The vast things - the un-just, the unapologetically unfair - these are massive and scorching moments. In human history, and in our own tiny sagas of the interior. They carve indelibly the scars that are not merely battle scars. They are bone scars. The engravings we take into our next lifetimes. They are the unfathomable symbols by which we are recognised. Ah… it’s you … a quiet nod of recognition and a knowing gaze into the soul. By comrades in being-never-not-broken. It could be that very brokenness draws light. It’s not the same as banging on about wounds, and finding others to draw into the downward spiral of wet and grungy nappy warmth of victimhood.
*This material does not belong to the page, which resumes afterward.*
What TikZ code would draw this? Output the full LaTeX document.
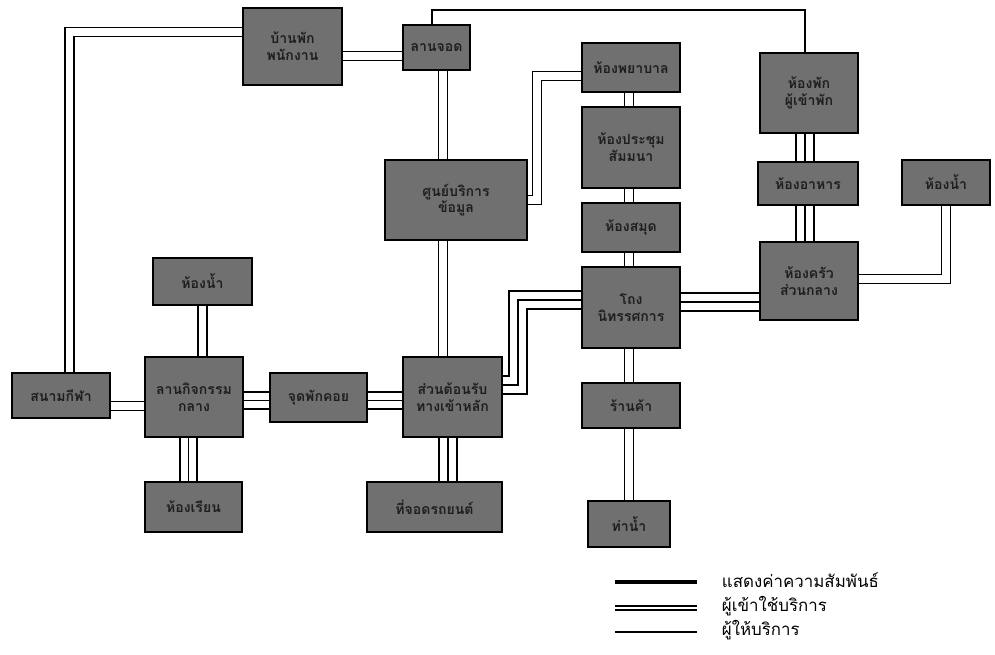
\documentclass[tikz,border=0pt]{standalone}
\usepackage{fontspec}
\newfontfamily\thaifont[Script=Thai]{Loma}
\usetikzlibrary{positioning}
\definecolor{CajaGris}{RGB}{112,112,112}
\definecolor{TextoCaja}{RGB}{30,30,30}

\begin{document}
\begin{tikzpicture}[x=0.025cm, y=-0.025cm,
    caja/.style={draw=black, line width=1.2pt, fill=CajaGris, text=TextoCaja,
      font=\thaifont\bfseries\fontsize{10}{12}\selectfont, align=center, inner sep=1pt},
    dims/.style 2 args={minimum width=#1*0.025cm, minimum height=#2*0.025cm},
    simple/.style={draw=black, line width=1pt},
    doble/.style={preaction={draw=black, line width=7.8pt}, draw=white, line width=5pt},
    triple/.style={preaction={draw=black, line width=14pt}, draw=white, line width=11.2pt,
      postaction={draw=black, line width=1.4pt}},
    leyenda/.style={font=\thaifont\fontsize{12}{14}\selectfont, anchor=west}
  ]
    \useasboundingbox (0,0) rectangle (995,654);

    % Cajas
    \node[caja, dims={99}{77}] (A) at (292.5,46.5) {บ้านพัก\\พนักงาน};
    \node[caja, dims={67}{45}] (B) at (436.5,47.5) {ลานจอด};
    \node[caja, dims={142}{80}] (C) at (456,200) {ศูนย์บริการ\\ข้อมูล};
    \node[caja, dims={98}{49}] (D) at (631,67.5) {ห้องพยาบาล};
    \node[caja, dims={98}{81}] (E) at (631,147.5) {ห้องประชุม\\สัมมนา};
    \node[caja, dims={98}{49}] (F) at (631,227.5) {ห้องสมุด};
    \node[caja, dims={98}{81}] (G) at (631,307.5) {โถง\\นิทรรศการ};
    \node[caja, dims={98}{45}] (H) at (631,405.5) {ร้านค้า};
    \node[caja, dims={82}{46}] (I) at (629,524) {ท่าน้ำ};
    \node[caja, dims={98}{80}] (J) at (809,93) {ห้องพัก\\ผู้เข้าพัก};
    \node[caja, dims={100}{43}] (K) at (808,183.5) {ห้องอาหาร};
    \node[caja, dims={88}{45}] (L) at (946,182.5) {ห้องน้ำ};
    \node[caja, dims={98}{78}] (M) at (809,281) {ห้องครัว\\ส่วนกลาง};
    \node[caja, dims={99}{47}] (N) at (202.5,281.5) {ห้องน้ำ};
    \node[caja, dims={98}{80}] (O) at (194,397) {ลานกิจกรรม\\กลาง};
    \node[caja, dims={98}{45}] (P) at (61,395.5) {สนามกีฬา};
    \node[caja, dims={97}{49}] (Q) at (318.5,397.5) {จุดพักคอย};
    \node[caja, dims={99}{80}] (R) at (452.5,397) {ส่วนต้อนรับ\\ทางเข้าหลัก};
    \node[caja, dims={97}{50}] (S) at (193.5,507) {ห้องเรียน};
    \node[caja, dims={135}{50}] (T) at (434.5,507) {ที่จอดรถยนต์};

    % Puntos de paso
    \coordinate (pa) at (69.5,32);
    \coordinate (ab) at (370,56);
    \coordinate (bj1) at (432,10);
    \coordinate (bj2) at (805,10);
    \coordinate (bc) at (443,0);
    \coordinate (cd1) at (537,200);
    \coordinate (cd2) at (537,76);
    \coordinate (col) at (629,0);
    \coordinate (gr1) at (518,300);
    \coordinate (gr2) at (518,385);
    \coordinate (gm) at (720,302);
    \coordinate (jk) at (805,0);
    \coordinate (ml) at (946,279);
    \coordinate (no) at (202.5,0);
    \coordinate (os) at (188.5,0);
    \coordinate (po) at (0,406);
    \coordinate (oq) at (0,400.5);
    \coordinate (rt) at (448,0);

    % Conexiones
    \draw[doble] (pa |- P.north) -- (pa) -- (pa -| A.west);
    \draw[doble] (ab -| A.east) -- (ab -| B.west);
    \draw[simple] (bj1 |- B.north) -- (bj1) -- (bj2) -- (bj2 |- J.north);
    \draw[doble] (bc |- B.south) -- (bc |- C.north);
    \draw[doble] (bc |- C.south) -- (bc |- R.north);
    \draw[doble] (cd1 -| C.east) -- (cd1) -- (cd2) -- (cd2 -| D.west);
    \draw[doble] (col |- D.south) -- (col |- E.north);
    \draw[doble] (col |- E.south) -- (col |- F.north);
    \draw[doble] (col |- F.south) -- (col |- G.north);
    \draw[doble] (col |- G.south) -- (col |- H.north);
    \draw[doble] (col |- H.south) -- (col |- I.north);
    \draw[triple] (gr1 -| G.west) -- (gr1) -- (gr2) -- (gr2 -| R.east);
    \draw[triple] (gm -| G.east) -- (gm -| M.west);
    \draw[triple] (jk |- M.north) -- (jk |- K.south);
    \draw[triple] (jk |- K.north) -- (jk |- J.south);
    \draw[doble] (ml -| M.east) -- (ml) -- (ml |- L.south);
    \draw[doble] (no |- N.south) -- (no |- O.north);
    \draw[triple] (os |- O.south) -- (os |- S.north);
    \draw[doble] (po -| P.east) -- (po -| O.west);
    \draw[triple] (oq -| O.east) -- (oq -| Q.west);
    \draw[triple] (oq -| Q.east) -- (oq -| R.west);
    \draw[triple] (rt |- R.south) -- (rt |- T.north);

    % Leyenda
    \draw[line width=2.8pt] (615,582) -- (697,582);
    \node[leyenda] (ley1) at (717,580) {แสดงค่าความสัมพันธ์};
    \draw[preaction={draw=black, line width=3.6pt}, draw=white, line width=1.2pt] (615,608) -- (697,608);
    \node[leyenda] (ley2) at (717,606) {ผู้เข้าใช้บริการ};
    \draw[line width=1.6pt] (615,632) -- (697,632);
    \node[leyenda] (ley3) at (717,630) {ผู้ให้บริการ};
  \end{tikzpicture}
\end{document}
But where the soft, quiet, hidden, sacred has been violated, lied to and deceived, forced to believe it is the problem. Like perhaps tribes likely did land up feeling insecure, stupid and primitive. Treated that way, how not to? Where modern madness of addiction to more, addiction to images, addiction to substances has taken such eloquent form that it is psychologised into sounding sane. Where the violent, rampant abuser - whether conquistadors of the past or present-day loggers - is not really different to the abuse doled out in the destruction of simple, everyday life in the name of narcissistic discontent, called ‘self-development’.
This place has a doleful effect on me. Humbled, awed, overwhelmed, filled with horror too. We are indeed a very strange species. I write sitting in the ambivalence, tensions and contradictions of what it means to be human.
Then, crumple into bed after a very long train ride back, where the train in front of ours broke down. Our train tries to push it, but it’s too heavy. Some blockages are just too heavy. We wait it out. Something else happens, we move along slowly. Magically, although close to midnight, my taxi driver from the morning is at the station to collect me, waving like crazy through the shifting mass of people.
I wake in the morning, lighter. Something got left on that mountain, I suspect. Good riddance. I make my way back to Lima. This time I’m put onto a later plane because my confirmed plane ‘wasn’t flying that day’. I smile inside. It always works out. And my beloved travelling companions are happy I’m home to cook. Me too. I try out some delicious Peruvian dishes, and we are glued back together, laughing. Eating. Figuring stuff out. Being a family.